O Acordo Geral de Paz de 1992 colocou fim à guerra dos 16 anos, opondo o exército governamental e a guerrilha da Renamo. Foi assinado em Roma, entre o então Presidente Joaquim Chissano e Afonso Dhlakama, líder histórico da Renamo, que morreu em maio de 2018.

Em 2013 sucederam-se outros confrontos entre as partes, que duraram 17 meses e só pararam com a assinatura, em 05 de setembro de 2014, do Acordo de Cessação das Hostilidades Militares, entre Dhlakama e o antigo chefe de Estado Armando Guebuza.

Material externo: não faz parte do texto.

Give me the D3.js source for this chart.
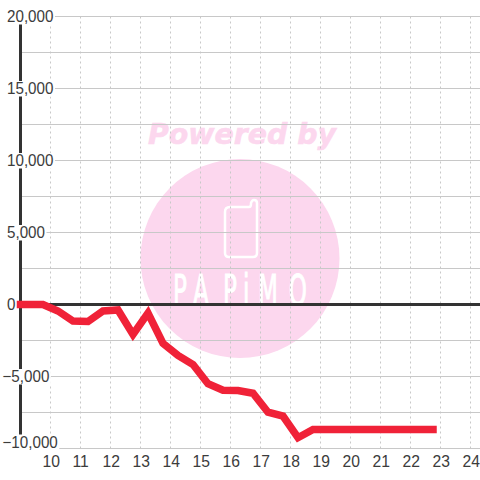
<!DOCTYPE html>
<html><head><meta charset="utf-8">
<script src="https://cdn.jsdelivr.net/npm/d3@7/dist/d3.min.js"></script>
<style>html,body{margin:0;padding:0;background:#fff}svg{display:block}text{font-family:"Liberation Sans",Arial,sans-serif}</style>
</head><body><svg id="c" width="480" height="480"></svg>
<script>
const hours = [9,9.75,10.25,10.75,11.25,11.75,12.25,12.75,13.25,13.75,14.25,14.75,15.25,15.75,16.25,16.75,17.25,17.75,18.25,18.75,19.25,19.75,20.25,20.75,21.25,21.75,22.25,22.75];
const values = [0,0,-450,-1150,-1180,-450,-380,-2080,-600,-2700,-3540,-4170,-5500,-5950,-5980,-6160,-7480,-7750,-9250,-8680,-8680,-8680,-8680,-8680,-8680,-8680,-8680,-8680];
const xTicks = [10,11,12,13,14,15,16,17,18,19,20,21,22,23,24];
const yMajor = [20000,15000,10000,5000,0,-5000,-10000];
const yMinor = [17500,12500,7500,2500,-2500,-7500];
const x = d3.scaleLinear().domain([9,24]).range([20.5,470.5]);
const y = d3.scaleLinear().domain([20000,-10000]).range([16.5,448.5]);
const svg = d3.select("#c");
const fmt = d3.format(",");
const logo = svg.append("g");
logo.append("circle").attr("cx",240).attr("cy",258.5).attr("r",99.5).attr("fill","#fcd7ee");
logo.append("text").attr("x",242).attr("y",144).attr("text-anchor","middle").attr("fill","#fcd7ee")
  .style("font-family","DejaVu Sans").style("font-weight","bold").style("font-style","italic").style("font-size","28.5px").attr("textLength",188).attr("lengthAdjust","spacingAndGlyphs").attr("stroke","#fcd7ee").attr("stroke-width",0.6).text("Powered by");
logo.append("path").attr("fill","none").attr("stroke","#fff").attr("stroke-width",2.5).attr("stroke-linejoin","round")
  .attr("d","M230 207 H249 Q251 207 251 204 V203 Q252 200 254 200 Q257 200 257 203 V253 Q257 257 253 257 H229 Q225 257 225 253 V212 Q225 207 230 207 Z");
logo.append("text").attr("transform","scale(0.55,1)").attr("x","314.5 351 405.5 442 469 525").attr("y",305).attr("fill","#fff")
  .attr("stroke","#fff").attr("stroke-width",1)
  .style("font-family","DejaVu Sans").style("font-size","42px").text("PAPiMO");
const gridG = svg.append("g").attr("fill","none");
gridG.selectAll("line.v").data(xTicks).join("line").attr("class","v")
  .attr("x1",d=>x(d)).attr("x2",d=>x(d)).attr("y1",y(20000)).attr("y2",y(-10000))
  .attr("stroke","#c8c8c8").attr("stroke-dasharray","2,3");
gridG.selectAll("line.h").data(yMajor.concat(yMinor).filter(d=>d!==0)).join("line").attr("class","h")
  .attr("x1",x(9)).attr("x2",480).attr("y1",d=>y(d)).attr("y2",d=>y(d))
  .attr("stroke","#c8c8c8").attr("stroke-width",1);
svg.append("line").attr("x1",x(9)).attr("x2",x(9)).attr("y1",y(20000)).attr("y2",y(-10000)).attr("stroke","#333").attr("stroke-width",3);
svg.append("line").attr("x1",x(9)).attr("x2",480).attr("y1",y(0)).attr("y2",y(0)).attr("stroke","#333").attr("stroke-width",3);
const squeeze = function(){return this.getComputedTextLength()*0.95;};
const labelY = d=>d===-10000?y(d)-1:y(d)+5.5;
const labelX = d=>d<0?2.5:7;
const bg = svg.append("g").attr("fill","#fff");
const labels = svg.append("g").style("font-size","16.5px").attr("fill","#3c3c3c");
labels.selectAll("text").data(yMajor).join("text")
  .attr("x",labelX).attr("y",labelY).text(d=>fmt(d))
  .attr("lengthAdjust","spacingAndGlyphs").attr("textLength",function(){return this.getComputedTextLength()*0.92;})
  .each(function(d){
    const w=+this.getAttribute("textLength");
    bg.append("rect").attr("x",labelX(d)-1).attr("y",labelY(d)-13).attr("width",w+2.5).attr("height",15.5);
  });
const xl = svg.append("g").style("font-size","16.5px").attr("fill","#3c3c3c");
xl.selectAll("text").data(xTicks).join("text").attr("x",d=>x(d)-8).attr("y",466.5)
  .text(d=>d).attr("lengthAdjust","spacingAndGlyphs").attr("textLength",squeeze);
const line = d3.line().x((d,i)=>x(hours[i])).y(d=>y(d));
svg.append("path").datum(values).attr("d",line).attr("fill","none").attr("stroke","#f02238").attr("stroke-width",7.5).attr("stroke-linecap","square");
</script></body></html>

Já em 06 de agosto de 2019 foi assinado o Acordo de Paz e Reconciliação Nacional, o terceiro e que agora está a ser materializado, entre o atual Presidente moçambicano, Filipe Nyusi, e o líder da Renamo, Ossufo Momade, prevendo, entre outros aspetos, a Desmilitarização, Desarmamento e Reintegração (DDR) do braço armado do principal partido de oposição.

“O processo de Desmilitarização, Desarmamento e Reintegração é corolário de um longo processo de diálogo que abraçamos como única via eficaz para alcançar a paz. Neste momento, em que comemoramos o Dia da Paz, saúdo o povo moçambicano pelo facto de a paz ter passado a fazer parte da nossa cultura”, afirmou ainda o chefe de Estado, nesta intervenção.

O processo de DDR, iniciado em 2018, abrange 5.221 antigos guerrilheiros da Renamo, maior partido da oposição moçambicana, dos quais 257 mulheres, e terminou em junho último, com o encerramento da base de Vunduzi, a última da Renamo, localizada no distrito de Gorongosa, província central de Sofala.